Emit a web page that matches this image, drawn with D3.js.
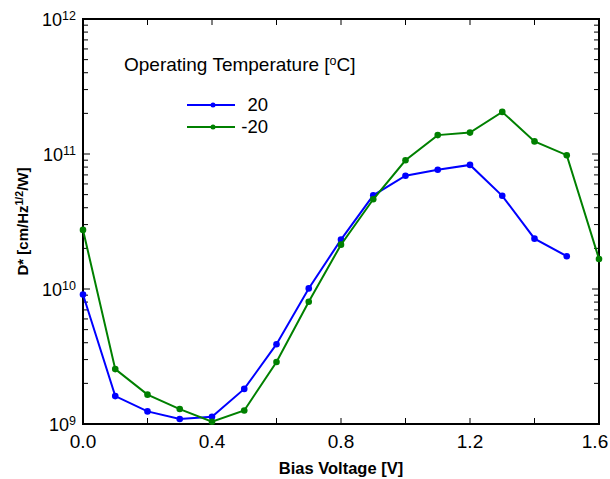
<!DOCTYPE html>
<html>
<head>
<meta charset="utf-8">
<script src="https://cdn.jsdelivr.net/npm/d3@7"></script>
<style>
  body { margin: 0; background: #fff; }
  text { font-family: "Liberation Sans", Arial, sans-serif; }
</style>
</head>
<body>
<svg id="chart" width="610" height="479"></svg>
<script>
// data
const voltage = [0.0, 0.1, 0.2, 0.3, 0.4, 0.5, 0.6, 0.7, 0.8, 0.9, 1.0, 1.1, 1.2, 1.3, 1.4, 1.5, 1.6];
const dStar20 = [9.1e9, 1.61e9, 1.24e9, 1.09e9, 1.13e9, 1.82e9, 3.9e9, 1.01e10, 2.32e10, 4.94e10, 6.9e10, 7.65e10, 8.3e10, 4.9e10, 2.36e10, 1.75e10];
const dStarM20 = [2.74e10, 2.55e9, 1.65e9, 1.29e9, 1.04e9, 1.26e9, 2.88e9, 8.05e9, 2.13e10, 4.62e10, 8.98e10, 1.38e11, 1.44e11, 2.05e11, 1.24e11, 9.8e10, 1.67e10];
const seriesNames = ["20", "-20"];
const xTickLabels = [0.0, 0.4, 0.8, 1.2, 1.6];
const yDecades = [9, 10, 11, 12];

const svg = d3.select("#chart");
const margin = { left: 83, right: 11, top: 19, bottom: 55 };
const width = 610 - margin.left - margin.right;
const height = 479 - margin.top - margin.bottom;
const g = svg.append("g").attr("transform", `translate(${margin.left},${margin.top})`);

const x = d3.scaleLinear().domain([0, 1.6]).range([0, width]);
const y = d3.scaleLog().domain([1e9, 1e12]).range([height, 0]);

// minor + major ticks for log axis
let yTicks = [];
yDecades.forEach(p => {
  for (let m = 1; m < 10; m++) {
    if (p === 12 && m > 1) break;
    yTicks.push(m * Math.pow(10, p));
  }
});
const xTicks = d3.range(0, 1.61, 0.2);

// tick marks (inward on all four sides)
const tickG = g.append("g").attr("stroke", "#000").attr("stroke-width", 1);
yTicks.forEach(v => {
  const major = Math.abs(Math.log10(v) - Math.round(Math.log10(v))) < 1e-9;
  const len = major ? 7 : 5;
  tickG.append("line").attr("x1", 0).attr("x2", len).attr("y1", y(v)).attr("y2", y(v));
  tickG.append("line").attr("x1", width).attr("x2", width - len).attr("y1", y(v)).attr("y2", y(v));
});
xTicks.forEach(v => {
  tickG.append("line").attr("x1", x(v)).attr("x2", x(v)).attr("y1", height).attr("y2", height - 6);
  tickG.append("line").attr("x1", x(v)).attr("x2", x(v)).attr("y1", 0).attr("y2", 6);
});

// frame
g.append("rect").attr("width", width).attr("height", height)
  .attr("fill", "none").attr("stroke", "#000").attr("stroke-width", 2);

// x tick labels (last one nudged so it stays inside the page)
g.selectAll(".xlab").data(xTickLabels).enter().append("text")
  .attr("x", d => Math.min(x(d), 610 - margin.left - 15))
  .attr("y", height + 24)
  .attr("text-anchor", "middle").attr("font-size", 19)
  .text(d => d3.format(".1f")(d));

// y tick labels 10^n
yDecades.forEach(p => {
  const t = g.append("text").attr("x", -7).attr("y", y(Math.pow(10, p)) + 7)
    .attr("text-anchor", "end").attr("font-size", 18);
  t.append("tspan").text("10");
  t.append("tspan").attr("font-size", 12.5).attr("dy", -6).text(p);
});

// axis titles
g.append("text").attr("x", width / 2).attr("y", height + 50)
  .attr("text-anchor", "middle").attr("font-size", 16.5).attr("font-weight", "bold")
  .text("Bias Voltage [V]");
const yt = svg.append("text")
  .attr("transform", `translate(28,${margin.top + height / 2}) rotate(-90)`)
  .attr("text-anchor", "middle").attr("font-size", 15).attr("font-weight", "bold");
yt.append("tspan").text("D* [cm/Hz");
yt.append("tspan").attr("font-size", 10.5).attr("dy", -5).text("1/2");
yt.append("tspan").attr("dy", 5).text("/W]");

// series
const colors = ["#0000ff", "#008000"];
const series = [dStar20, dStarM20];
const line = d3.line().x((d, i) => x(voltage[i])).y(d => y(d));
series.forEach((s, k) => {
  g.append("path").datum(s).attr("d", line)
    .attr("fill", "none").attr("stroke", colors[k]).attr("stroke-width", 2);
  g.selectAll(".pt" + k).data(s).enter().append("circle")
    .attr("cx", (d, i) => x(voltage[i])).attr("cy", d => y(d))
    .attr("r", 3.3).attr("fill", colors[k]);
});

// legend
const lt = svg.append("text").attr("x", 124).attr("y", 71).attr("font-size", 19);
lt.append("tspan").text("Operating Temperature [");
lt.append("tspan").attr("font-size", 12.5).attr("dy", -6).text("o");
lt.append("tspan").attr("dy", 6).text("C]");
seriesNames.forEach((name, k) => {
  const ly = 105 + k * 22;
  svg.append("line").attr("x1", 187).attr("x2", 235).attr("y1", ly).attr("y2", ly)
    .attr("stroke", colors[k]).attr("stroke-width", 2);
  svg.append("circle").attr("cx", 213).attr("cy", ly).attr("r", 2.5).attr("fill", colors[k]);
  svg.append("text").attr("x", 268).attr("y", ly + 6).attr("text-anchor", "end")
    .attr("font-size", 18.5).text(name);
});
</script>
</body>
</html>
────────
* THE REQUEST:
List all lines holding the string "page".

* WRITTEN SOLUTION:
Emit a web page that matches this image, drawn with D3.js.
// x tick labels (last one nudged so it stays inside the page)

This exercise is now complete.